>>

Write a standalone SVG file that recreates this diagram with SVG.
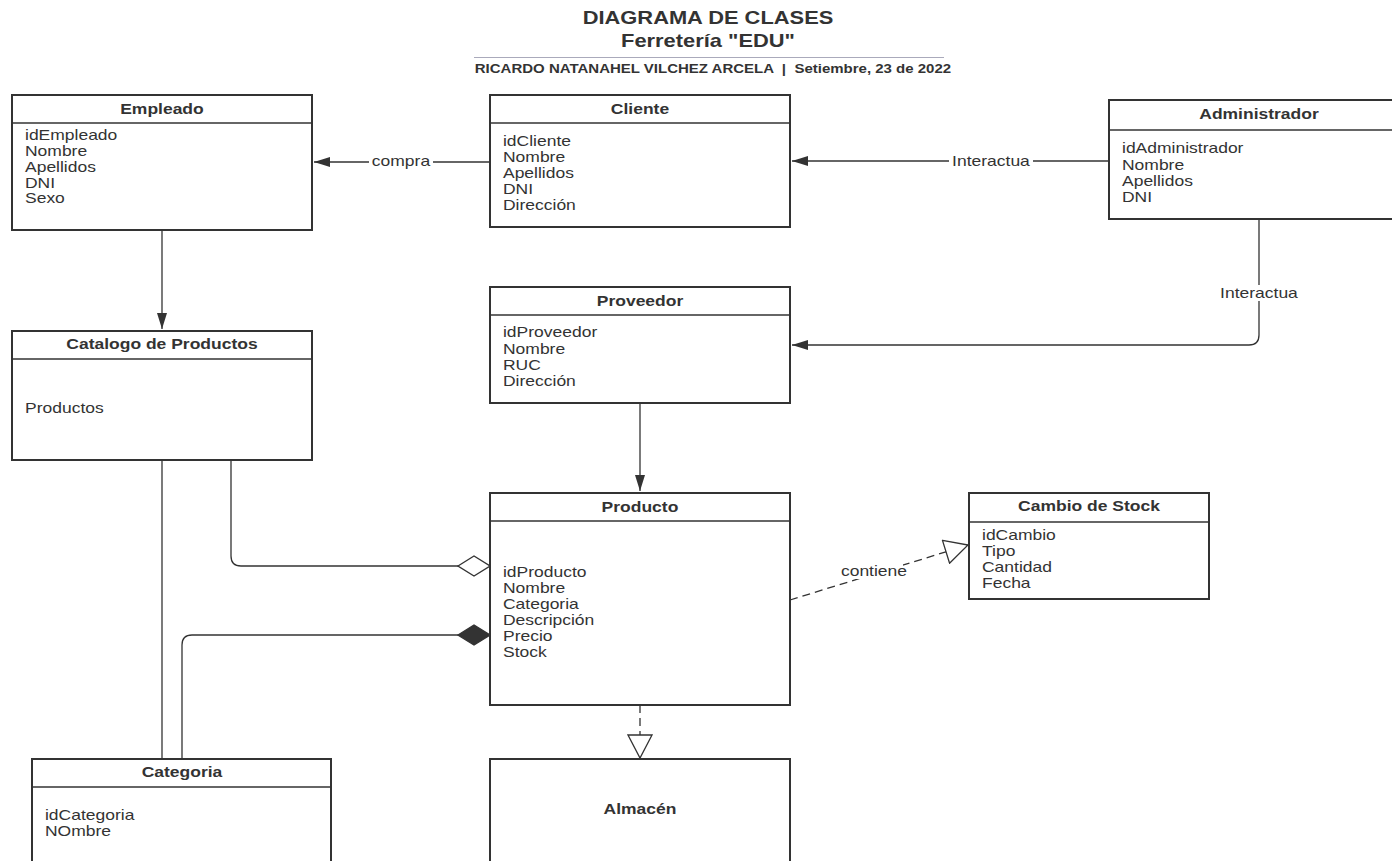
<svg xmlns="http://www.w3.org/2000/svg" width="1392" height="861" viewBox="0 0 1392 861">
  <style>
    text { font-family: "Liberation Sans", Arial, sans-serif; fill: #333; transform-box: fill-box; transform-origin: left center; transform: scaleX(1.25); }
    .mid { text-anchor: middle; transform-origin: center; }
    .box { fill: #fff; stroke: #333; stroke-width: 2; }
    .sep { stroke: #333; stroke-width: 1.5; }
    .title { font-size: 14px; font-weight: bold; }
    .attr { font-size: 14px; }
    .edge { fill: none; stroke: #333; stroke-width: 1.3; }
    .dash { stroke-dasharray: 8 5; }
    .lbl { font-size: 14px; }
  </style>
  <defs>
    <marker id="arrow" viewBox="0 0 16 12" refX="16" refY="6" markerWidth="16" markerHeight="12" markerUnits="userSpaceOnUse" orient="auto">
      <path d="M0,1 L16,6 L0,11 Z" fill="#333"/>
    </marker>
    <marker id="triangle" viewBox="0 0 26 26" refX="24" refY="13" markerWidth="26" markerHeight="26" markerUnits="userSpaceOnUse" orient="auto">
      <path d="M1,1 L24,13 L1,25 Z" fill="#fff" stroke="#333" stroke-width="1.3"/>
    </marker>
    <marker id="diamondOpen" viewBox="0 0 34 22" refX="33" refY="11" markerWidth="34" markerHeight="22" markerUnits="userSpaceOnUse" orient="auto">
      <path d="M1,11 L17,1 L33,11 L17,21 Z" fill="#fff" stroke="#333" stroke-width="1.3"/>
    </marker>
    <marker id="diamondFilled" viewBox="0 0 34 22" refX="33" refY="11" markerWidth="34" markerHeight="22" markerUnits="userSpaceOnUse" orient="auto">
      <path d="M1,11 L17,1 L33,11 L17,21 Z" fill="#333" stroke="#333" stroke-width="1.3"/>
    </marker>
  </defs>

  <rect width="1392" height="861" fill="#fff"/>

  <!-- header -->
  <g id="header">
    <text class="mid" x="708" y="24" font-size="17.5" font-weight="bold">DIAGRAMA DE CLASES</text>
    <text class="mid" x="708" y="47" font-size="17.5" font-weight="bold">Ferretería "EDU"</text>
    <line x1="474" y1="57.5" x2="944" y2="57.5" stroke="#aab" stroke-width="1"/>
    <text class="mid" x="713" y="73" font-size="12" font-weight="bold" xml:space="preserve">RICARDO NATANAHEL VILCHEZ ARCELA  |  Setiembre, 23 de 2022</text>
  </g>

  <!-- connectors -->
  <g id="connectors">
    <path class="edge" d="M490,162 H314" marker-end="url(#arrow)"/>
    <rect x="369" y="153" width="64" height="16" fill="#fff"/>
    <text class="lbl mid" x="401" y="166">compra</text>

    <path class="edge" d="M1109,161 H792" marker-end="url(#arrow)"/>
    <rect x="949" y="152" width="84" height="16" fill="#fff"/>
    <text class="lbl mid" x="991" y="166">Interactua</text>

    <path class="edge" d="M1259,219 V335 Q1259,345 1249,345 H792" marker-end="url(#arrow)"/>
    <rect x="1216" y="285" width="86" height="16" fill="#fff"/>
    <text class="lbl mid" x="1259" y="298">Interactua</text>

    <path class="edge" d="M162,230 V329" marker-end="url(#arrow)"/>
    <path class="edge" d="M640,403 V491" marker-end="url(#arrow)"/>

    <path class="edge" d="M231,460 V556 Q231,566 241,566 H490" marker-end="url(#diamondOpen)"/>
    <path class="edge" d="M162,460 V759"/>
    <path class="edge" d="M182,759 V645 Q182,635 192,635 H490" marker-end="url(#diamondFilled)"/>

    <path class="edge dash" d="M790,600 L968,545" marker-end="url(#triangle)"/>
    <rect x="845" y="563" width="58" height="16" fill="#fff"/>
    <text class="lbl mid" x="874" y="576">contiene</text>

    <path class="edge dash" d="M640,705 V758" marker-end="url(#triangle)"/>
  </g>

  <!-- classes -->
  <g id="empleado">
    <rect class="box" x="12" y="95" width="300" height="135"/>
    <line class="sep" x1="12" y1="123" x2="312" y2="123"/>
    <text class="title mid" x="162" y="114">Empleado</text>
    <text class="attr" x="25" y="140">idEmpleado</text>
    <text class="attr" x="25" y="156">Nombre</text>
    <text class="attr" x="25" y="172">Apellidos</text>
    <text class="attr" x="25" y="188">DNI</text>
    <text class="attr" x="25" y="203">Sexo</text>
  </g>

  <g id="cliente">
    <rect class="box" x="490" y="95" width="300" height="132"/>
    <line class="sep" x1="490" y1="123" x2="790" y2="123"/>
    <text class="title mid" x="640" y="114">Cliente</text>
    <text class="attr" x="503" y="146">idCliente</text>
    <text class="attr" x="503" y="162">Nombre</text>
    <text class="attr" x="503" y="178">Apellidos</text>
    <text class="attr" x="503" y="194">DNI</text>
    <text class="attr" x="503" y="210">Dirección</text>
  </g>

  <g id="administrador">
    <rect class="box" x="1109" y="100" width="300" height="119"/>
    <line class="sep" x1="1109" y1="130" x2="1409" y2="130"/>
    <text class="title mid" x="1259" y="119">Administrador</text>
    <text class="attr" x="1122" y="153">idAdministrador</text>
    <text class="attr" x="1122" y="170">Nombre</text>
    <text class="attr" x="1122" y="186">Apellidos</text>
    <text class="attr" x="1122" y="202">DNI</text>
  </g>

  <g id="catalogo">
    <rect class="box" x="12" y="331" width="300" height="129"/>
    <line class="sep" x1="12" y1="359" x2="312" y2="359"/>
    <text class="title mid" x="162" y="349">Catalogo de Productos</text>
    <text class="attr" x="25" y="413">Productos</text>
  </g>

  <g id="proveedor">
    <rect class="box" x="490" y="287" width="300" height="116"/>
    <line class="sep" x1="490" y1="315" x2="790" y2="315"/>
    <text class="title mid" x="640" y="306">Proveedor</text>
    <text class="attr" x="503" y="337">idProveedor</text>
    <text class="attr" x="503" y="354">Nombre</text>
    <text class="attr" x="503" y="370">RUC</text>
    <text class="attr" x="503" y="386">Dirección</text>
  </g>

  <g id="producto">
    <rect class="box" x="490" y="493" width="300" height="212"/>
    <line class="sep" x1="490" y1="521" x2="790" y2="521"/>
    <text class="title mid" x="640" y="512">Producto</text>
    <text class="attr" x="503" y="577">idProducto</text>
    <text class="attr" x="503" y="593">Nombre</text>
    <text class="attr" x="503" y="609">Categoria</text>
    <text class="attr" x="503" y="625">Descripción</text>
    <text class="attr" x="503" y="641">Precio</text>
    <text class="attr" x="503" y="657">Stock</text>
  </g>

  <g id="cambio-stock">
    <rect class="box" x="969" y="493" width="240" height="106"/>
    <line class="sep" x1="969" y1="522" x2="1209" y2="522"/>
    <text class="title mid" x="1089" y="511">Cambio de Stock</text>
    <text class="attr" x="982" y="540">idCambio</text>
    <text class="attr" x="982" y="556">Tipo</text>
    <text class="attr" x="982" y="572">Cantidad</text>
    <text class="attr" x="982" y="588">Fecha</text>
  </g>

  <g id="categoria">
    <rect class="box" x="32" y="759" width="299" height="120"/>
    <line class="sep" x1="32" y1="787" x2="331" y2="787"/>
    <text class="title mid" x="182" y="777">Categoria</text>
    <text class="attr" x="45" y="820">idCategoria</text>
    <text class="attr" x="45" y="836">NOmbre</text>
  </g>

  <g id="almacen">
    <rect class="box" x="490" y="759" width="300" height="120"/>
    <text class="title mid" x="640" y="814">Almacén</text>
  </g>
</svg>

<<

| Given instruction |
Return to the listing above and set it down exactly, leaving out its pictures.

| Solution for this exercise |
Write a standalone SVG file that recreates this diagram with SVG.
<svg xmlns="http://www.w3.org/2000/svg" width="1392" height="861" viewBox="0 0 1392 861">
  <style>
    text { font-family: "Liberation Sans", Arial, sans-serif; fill: #333; transform-box: fill-box; transform-origin: left center; transform: scaleX(1.25); }
    .mid { text-anchor: middle; transform-origin: center; }
    .box { fill: #fff; stroke: #333; stroke-width: 2; }
    .sep { stroke: #333; stroke-width: 1.5; }
    .title { font-size: 14px; font-weight: bold; }
    .attr { font-size: 14px; }
    .edge { fill: none; stroke: #333; stroke-width: 1.3; }
    .dash { stroke-dasharray: 8 5; }
    .lbl { font-size: 14px; }
  </style>
  <defs>
    <marker id="arrow" viewBox="0 0 16 12" refX="16" refY="6" markerWidth="16" markerHeight="12" markerUnits="userSpaceOnUse" orient="auto">
      <path d="M0,1 L16,6 L0,11 Z" fill="#333"/>
    </marker>
    <marker id="triangle" viewBox="0 0 26 26" refX="24" refY="13" markerWidth="26" markerHeight="26" markerUnits="userSpaceOnUse" orient="auto">
      <path d="M1,1 L24,13 L1,25 Z" fill="#fff" stroke="#333" stroke-width="1.3"/>
    </marker>
    <marker id="diamondOpen" viewBox="0 0 34 22" refX="33" refY="11" markerWidth="34" markerHeight="22" markerUnits="userSpaceOnUse" orient="auto">
      <path d="M1,11 L17,1 L33,11 L17,21 Z" fill="#fff" stroke="#333" stroke-width="1.3"/>
    </marker>
    <marker id="diamondFilled" viewBox="0 0 34 22" refX="33" refY="11" markerWidth="34" markerHeight="22" markerUnits="userSpaceOnUse" orient="auto">
      <path d="M1,11 L17,1 L33,11 L17,21 Z" fill="#333" stroke="#333" stroke-width="1.3"/>
    </marker>
  </defs>

  <rect width="1392" height="861" fill="#fff"/>

  <!-- header -->
  <g id="header">
    <text class="mid" x="708" y="24" font-size="17.5" font-weight="bold">DIAGRAMA DE CLASES</text>
    <text class="mid" x="708" y="47" font-size="17.5" font-weight="bold">Ferretería "EDU"</text>
    <line x1="474" y1="57.5" x2="944" y2="57.5" stroke="#aab" stroke-width="1"/>
    <text class="mid" x="713" y="73" font-size="12" font-weight="bold" xml:space="preserve">RICARDO NATANAHEL VILCHEZ ARCELA  |  Setiembre, 23 de 2022</text>
  </g>

  <!-- connectors -->
  <g id="connectors">
    <path class="edge" d="M490,162 H314" marker-end="url(#arrow)"/>
    <rect x="369" y="153" width="64" height="16" fill="#fff"/>
    <text class="lbl mid" x="401" y="166">compra</text>

    <path class="edge" d="M1109,161 H792" marker-end="url(#arrow)"/>
    <rect x="949" y="152" width="84" height="16" fill="#fff"/>
    <text class="lbl mid" x="991" y="166">Interactua</text>

    <path class="edge" d="M1259,219 V335 Q1259,345 1249,345 H792" marker-end="url(#arrow)"/>
    <rect x="1216" y="285" width="86" height="16" fill="#fff"/>
    <text class="lbl mid" x="1259" y="298">Interactua</text>

    <path class="edge" d="M162,230 V329" marker-end="url(#arrow)"/>
    <path class="edge" d="M640,403 V491" marker-end="url(#arrow)"/>

    <path class="edge" d="M231,460 V556 Q231,566 241,566 H490" marker-end="url(#diamondOpen)"/>
    <path class="edge" d="M162,460 V759"/>
    <path class="edge" d="M182,759 V645 Q182,635 192,635 H490" marker-end="url(#diamondFilled)"/>

    <path class="edge dash" d="M790,600 L968,545" marker-end="url(#triangle)"/>
    <rect x="845" y="563" width="58" height="16" fill="#fff"/>
    <text class="lbl mid" x="874" y="576">contiene</text>

    <path class="edge dash" d="M640,705 V758" marker-end="url(#triangle)"/>
  </g>

  <!-- classes -->
  <g id="empleado">
    <rect class="box" x="12" y="95" width="300" height="135"/>
    <line class="sep" x1="12" y1="123" x2="312" y2="123"/>
    <text class="title mid" x="162" y="114">Empleado</text>
    <text class="attr" x="25" y="140">idEmpleado</text>
    <text class="attr" x="25" y="156">Nombre</text>
    <text class="attr" x="25" y="172">Apellidos</text>
    <text class="attr" x="25" y="188">DNI</text>
    <text class="attr" x="25" y="203">Sexo</text>
  </g>

  <g id="cliente">
    <rect class="box" x="490" y="95" width="300" height="132"/>
    <line class="sep" x1="490" y1="123" x2="790" y2="123"/>
    <text class="title mid" x="640" y="114">Cliente</text>
    <text class="attr" x="503" y="146">idCliente</text>
    <text class="attr" x="503" y="162">Nombre</text>
    <text class="attr" x="503" y="178">Apellidos</text>
    <text class="attr" x="503" y="194">DNI</text>
    <text class="attr" x="503" y="210">Dirección</text>
  </g>

  <g id="administrador">
    <rect class="box" x="1109" y="100" width="300" height="119"/>
    <line class="sep" x1="1109" y1="130" x2="1409" y2="130"/>
    <text class="title mid" x="1259" y="119">Administrador</text>
    <text class="attr" x="1122" y="153">idAdministrador</text>
    <text class="attr" x="1122" y="170">Nombre</text>
    <text class="attr" x="1122" y="186">Apellidos</text>
    <text class="attr" x="1122" y="202">DNI</text>
  </g>

  <g id="catalogo">
    <rect class="box" x="12" y="331" width="300" height="129"/>
    <line class="sep" x1="12" y1="359" x2="312" y2="359"/>
    <text class="title mid" x="162" y="349">Catalogo de Productos</text>
    <text class="attr" x="25" y="413">Productos</text>
  </g>

  <g id="proveedor">
    <rect class="box" x="490" y="287" width="300" height="116"/>
    <line class="sep" x1="490" y1="315" x2="790" y2="315"/>
    <text class="title mid" x="640" y="306">Proveedor</text>
    <text class="attr" x="503" y="337">idProveedor</text>
    <text class="attr" x="503" y="354">Nombre</text>
    <text class="attr" x="503" y="370">RUC</text>
    <text class="attr" x="503" y="386">Dirección</text>
  </g>

  <g id="producto">
    <rect class="box" x="490" y="493" width="300" height="212"/>
    <line class="sep" x1="490" y1="521" x2="790" y2="521"/>
    <text class="title mid" x="640" y="512">Producto</text>
    <text class="attr" x="503" y="577">idProducto</text>
    <text class="attr" x="503" y="593">Nombre</text>
    <text class="attr" x="503" y="609">Categoria</text>
    <text class="attr" x="503" y="625">Descripción</text>
    <text class="attr" x="503" y="641">Precio</text>
    <text class="attr" x="503" y="657">Stock</text>
  </g>

  <g id="cambio-stock">
    <rect class="box" x="969" y="493" width="240" height="106"/>
    <line class="sep" x1="969" y1="522" x2="1209" y2="522"/>
    <text class="title mid" x="1089" y="511">Cambio de Stock</text>
    <text class="attr" x="982" y="540">idCambio</text>
    <text class="attr" x="982" y="556">Tipo</text>
    <text class="attr" x="982" y="572">Cantidad</text>
    <text class="attr" x="982" y="588">Fecha</text>
  </g>

  <g id="categoria">
    <rect class="box" x="32" y="759" width="299" height="120"/>
    <line class="sep" x1="32" y1="787" x2="331" y2="787"/>
    <text class="title mid" x="182" y="777">Categoria</text>
    <text class="attr" x="45" y="820">idCategoria</text>
    <text class="attr" x="45" y="836">NOmbre</text>
  </g>

  <g id="almacen">
    <rect class="box" x="490" y="759" width="300" height="120"/>
    <text class="title mid" x="640" y="814">Almacén</text>
  </g>
</svg>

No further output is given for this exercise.